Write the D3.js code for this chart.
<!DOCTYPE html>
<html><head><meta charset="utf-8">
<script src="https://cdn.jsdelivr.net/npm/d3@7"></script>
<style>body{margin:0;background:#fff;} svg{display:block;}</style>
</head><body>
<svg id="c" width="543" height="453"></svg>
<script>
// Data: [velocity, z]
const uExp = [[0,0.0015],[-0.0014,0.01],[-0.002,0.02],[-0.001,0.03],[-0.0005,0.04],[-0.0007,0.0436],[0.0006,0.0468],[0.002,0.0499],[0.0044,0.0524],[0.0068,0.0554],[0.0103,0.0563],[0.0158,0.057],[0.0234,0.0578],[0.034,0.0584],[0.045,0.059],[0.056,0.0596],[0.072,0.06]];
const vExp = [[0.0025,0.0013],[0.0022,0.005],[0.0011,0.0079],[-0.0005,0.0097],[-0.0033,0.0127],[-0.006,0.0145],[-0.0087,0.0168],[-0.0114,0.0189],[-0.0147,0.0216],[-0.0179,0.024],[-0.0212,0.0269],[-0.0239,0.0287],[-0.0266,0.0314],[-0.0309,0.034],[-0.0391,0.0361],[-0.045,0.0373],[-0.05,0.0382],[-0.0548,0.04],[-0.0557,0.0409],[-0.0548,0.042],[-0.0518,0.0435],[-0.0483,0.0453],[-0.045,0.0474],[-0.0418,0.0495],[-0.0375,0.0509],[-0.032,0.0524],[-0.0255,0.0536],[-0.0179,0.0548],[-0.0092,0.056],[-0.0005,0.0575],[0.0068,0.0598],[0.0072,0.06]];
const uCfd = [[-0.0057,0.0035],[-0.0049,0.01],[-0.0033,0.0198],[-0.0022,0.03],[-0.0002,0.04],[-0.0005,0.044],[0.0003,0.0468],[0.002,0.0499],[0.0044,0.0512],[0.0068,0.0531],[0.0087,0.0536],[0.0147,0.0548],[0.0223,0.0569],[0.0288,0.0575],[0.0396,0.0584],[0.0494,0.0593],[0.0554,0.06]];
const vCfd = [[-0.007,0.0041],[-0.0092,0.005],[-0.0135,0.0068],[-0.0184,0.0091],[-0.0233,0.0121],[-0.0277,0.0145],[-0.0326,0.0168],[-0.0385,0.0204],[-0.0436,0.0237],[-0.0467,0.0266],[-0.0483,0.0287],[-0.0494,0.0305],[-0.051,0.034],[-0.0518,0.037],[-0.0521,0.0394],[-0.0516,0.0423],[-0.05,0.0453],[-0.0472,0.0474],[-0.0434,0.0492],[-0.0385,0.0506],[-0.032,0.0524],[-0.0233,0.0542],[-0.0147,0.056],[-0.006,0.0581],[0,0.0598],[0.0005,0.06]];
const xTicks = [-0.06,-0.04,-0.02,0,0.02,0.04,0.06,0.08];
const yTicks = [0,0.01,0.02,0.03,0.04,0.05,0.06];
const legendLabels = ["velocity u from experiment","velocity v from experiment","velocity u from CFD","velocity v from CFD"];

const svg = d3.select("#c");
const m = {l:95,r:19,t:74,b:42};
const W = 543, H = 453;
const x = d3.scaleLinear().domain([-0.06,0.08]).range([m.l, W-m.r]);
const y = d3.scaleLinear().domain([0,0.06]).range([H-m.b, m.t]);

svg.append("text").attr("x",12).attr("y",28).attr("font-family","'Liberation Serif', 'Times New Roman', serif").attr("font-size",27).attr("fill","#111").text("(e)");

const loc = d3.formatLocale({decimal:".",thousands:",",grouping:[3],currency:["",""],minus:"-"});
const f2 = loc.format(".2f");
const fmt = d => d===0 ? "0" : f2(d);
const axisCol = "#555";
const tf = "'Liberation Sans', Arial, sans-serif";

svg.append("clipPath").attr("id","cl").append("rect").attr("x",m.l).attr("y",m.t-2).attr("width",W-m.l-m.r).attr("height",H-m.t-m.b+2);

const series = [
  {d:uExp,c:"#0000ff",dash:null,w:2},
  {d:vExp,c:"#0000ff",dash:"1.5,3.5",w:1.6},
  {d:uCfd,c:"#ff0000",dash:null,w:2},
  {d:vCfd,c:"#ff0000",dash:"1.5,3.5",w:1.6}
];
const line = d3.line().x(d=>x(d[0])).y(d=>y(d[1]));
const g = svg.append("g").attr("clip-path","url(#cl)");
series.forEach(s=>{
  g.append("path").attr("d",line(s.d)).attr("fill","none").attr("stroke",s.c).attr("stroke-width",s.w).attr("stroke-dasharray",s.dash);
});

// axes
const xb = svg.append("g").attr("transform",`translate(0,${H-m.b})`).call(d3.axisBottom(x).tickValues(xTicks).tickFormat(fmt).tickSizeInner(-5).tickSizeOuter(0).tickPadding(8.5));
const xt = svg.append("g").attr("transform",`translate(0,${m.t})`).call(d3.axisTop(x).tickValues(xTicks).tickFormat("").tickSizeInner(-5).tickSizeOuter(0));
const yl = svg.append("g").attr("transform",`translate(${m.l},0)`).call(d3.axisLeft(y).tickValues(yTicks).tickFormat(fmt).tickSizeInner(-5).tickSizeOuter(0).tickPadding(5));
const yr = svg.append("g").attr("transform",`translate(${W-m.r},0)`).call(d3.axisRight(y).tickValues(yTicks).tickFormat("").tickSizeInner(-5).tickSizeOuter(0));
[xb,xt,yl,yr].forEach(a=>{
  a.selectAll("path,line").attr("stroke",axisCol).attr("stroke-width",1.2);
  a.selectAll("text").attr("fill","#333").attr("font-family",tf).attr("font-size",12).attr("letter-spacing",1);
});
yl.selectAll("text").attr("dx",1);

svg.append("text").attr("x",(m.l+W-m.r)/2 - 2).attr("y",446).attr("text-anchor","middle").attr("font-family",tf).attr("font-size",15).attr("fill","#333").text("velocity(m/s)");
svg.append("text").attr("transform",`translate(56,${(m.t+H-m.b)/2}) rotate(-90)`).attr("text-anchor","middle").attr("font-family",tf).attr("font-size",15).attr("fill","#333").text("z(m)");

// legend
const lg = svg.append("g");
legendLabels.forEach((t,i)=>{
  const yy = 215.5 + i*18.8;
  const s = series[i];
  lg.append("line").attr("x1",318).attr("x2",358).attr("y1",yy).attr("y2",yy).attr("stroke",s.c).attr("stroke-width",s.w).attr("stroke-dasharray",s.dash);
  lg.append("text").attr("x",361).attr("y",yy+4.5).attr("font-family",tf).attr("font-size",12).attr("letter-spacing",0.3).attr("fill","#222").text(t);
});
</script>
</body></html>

**SHORT TASK**: Write out the material from the first line to the last, exactly.

**IN RESPONSE**:
Write the D3.js code for this chart.
<!DOCTYPE html>
<html><head><meta charset="utf-8">
<script src="https://cdn.jsdelivr.net/npm/d3@7"></script>
<style>body{margin:0;background:#fff;} svg{display:block;}</style>
</head><body>
<svg id="c" width="543" height="453"></svg>
<script>
// Data: [velocity, z]
const uExp = [[0,0.0015],[-0.0014,0.01],[-0.002,0.02],[-0.001,0.03],[-0.0005,0.04],[-0.0007,0.0436],[0.0006,0.0468],[0.002,0.0499],[0.0044,0.0524],[0.0068,0.0554],[0.0103,0.0563],[0.0158,0.057],[0.0234,0.0578],[0.034,0.0584],[0.045,0.059],[0.056,0.0596],[0.072,0.06]];
const vExp = [[0.0025,0.0013],[0.0022,0.005],[0.0011,0.0079],[-0.0005,0.0097],[-0.0033,0.0127],[-0.006,0.0145],[-0.0087,0.0168],[-0.0114,0.0189],[-0.0147,0.0216],[-0.0179,0.024],[-0.0212,0.0269],[-0.0239,0.0287],[-0.0266,0.0314],[-0.0309,0.034],[-0.0391,0.0361],[-0.045,0.0373],[-0.05,0.0382],[-0.0548,0.04],[-0.0557,0.0409],[-0.0548,0.042],[-0.0518,0.0435],[-0.0483,0.0453],[-0.045,0.0474],[-0.0418,0.0495],[-0.0375,0.0509],[-0.032,0.0524],[-0.0255,0.0536],[-0.0179,0.0548],[-0.0092,0.056],[-0.0005,0.0575],[0.0068,0.0598],[0.0072,0.06]];
const uCfd = [[-0.0057,0.0035],[-0.0049,0.01],[-0.0033,0.0198],[-0.0022,0.03],[-0.0002,0.04],[-0.0005,0.044],[0.0003,0.0468],[0.002,0.0499],[0.0044,0.0512],[0.0068,0.0531],[0.0087,0.0536],[0.0147,0.0548],[0.0223,0.0569],[0.0288,0.0575],[0.0396,0.0584],[0.0494,0.0593],[0.0554,0.06]];
const vCfd = [[-0.007,0.0041],[-0.0092,0.005],[-0.0135,0.0068],[-0.0184,0.0091],[-0.0233,0.0121],[-0.0277,0.0145],[-0.0326,0.0168],[-0.0385,0.0204],[-0.0436,0.0237],[-0.0467,0.0266],[-0.0483,0.0287],[-0.0494,0.0305],[-0.051,0.034],[-0.0518,0.037],[-0.0521,0.0394],[-0.0516,0.0423],[-0.05,0.0453],[-0.0472,0.0474],[-0.0434,0.0492],[-0.0385,0.0506],[-0.032,0.0524],[-0.0233,0.0542],[-0.0147,0.056],[-0.006,0.0581],[0,0.0598],[0.0005,0.06]];
const xTicks = [-0.06,-0.04,-0.02,0,0.02,0.04,0.06,0.08];
const yTicks = [0,0.01,0.02,0.03,0.04,0.05,0.06];
const legendLabels = ["velocity u from experiment","velocity v from experiment","velocity u from CFD","velocity v from CFD"];

const svg = d3.select("#c");
const m = {l:95,r:19,t:74,b:42};
const W = 543, H = 453;
const x = d3.scaleLinear().domain([-0.06,0.08]).range([m.l, W-m.r]);
const y = d3.scaleLinear().domain([0,0.06]).range([H-m.b, m.t]);

svg.append("text").attr("x",12).attr("y",28).attr("font-family","'Liberation Serif', 'Times New Roman', serif").attr("font-size",27).attr("fill","#111").text("(e)");

const loc = d3.formatLocale({decimal:".",thousands:",",grouping:[3],currency:["",""],minus:"-"});
const f2 = loc.format(".2f");
const fmt = d => d===0 ? "0" : f2(d);
const axisCol = "#555";
const tf = "'Liberation Sans', Arial, sans-serif";

svg.append("clipPath").attr("id","cl").append("rect").attr("x",m.l).attr("y",m.t-2).attr("width",W-m.l-m.r).attr("height",H-m.t-m.b+2);

const series = [
  {d:uExp,c:"#0000ff",dash:null,w:2},
  {d:vExp,c:"#0000ff",dash:"1.5,3.5",w:1.6},
  {d:uCfd,c:"#ff0000",dash:null,w:2},
  {d:vCfd,c:"#ff0000",dash:"1.5,3.5",w:1.6}
];
const line = d3.line().x(d=>x(d[0])).y(d=>y(d[1]));
const g = svg.append("g").attr("clip-path","url(#cl)");
series.forEach(s=>{
  g.append("path").attr("d",line(s.d)).attr("fill","none").attr("stroke",s.c).attr("stroke-width",s.w).attr("stroke-dasharray",s.dash);
});

// axes
const xb = svg.append("g").attr("transform",`translate(0,${H-m.b})`).call(d3.axisBottom(x).tickValues(xTicks).tickFormat(fmt).tickSizeInner(-5).tickSizeOuter(0).tickPadding(8.5));
const xt = svg.append("g").attr("transform",`translate(0,${m.t})`).call(d3.axisTop(x).tickValues(xTicks).tickFormat("").tickSizeInner(-5).tickSizeOuter(0));
const yl = svg.append("g").attr("transform",`translate(${m.l},0)`).call(d3.axisLeft(y).tickValues(yTicks).tickFormat(fmt).tickSizeInner(-5).tickSizeOuter(0).tickPadding(5));
const yr = svg.append("g").attr("transform",`translate(${W-m.r},0)`).call(d3.axisRight(y).tickValues(yTicks).tickFormat("").tickSizeInner(-5).tickSizeOuter(0));
[xb,xt,yl,yr].forEach(a=>{
  a.selectAll("path,line").attr("stroke",axisCol).attr("stroke-width",1.2);
  a.selectAll("text").attr("fill","#333").attr("font-family",tf).attr("font-size",12).attr("letter-spacing",1);
});
yl.selectAll("text").attr("dx",1);

svg.append("text").attr("x",(m.l+W-m.r)/2 - 2).attr("y",446).attr("text-anchor","middle").attr("font-family",tf).attr("font-size",15).attr("fill","#333").text("velocity(m/s)");
svg.append("text").attr("transform",`translate(56,${(m.t+H-m.b)/2}) rotate(-90)`).attr("text-anchor","middle").attr("font-family",tf).attr("font-size",15).attr("fill","#333").text("z(m)");

// legend
const lg = svg.append("g");
legendLabels.forEach((t,i)=>{
  const yy = 215.5 + i*18.8;
  const s = series[i];
  lg.append("line").attr("x1",318).attr("x2",358).attr("y1",yy).attr("y2",yy).attr("stroke",s.c).attr("stroke-width",s.w).attr("stroke-dasharray",s.dash);
  lg.append("text").attr("x",361).attr("y",yy+4.5).attr("font-family",tf).attr("font-size",12).attr("letter-spacing",0.3).attr("fill","#222").text(t);
});
</script>
</body></html>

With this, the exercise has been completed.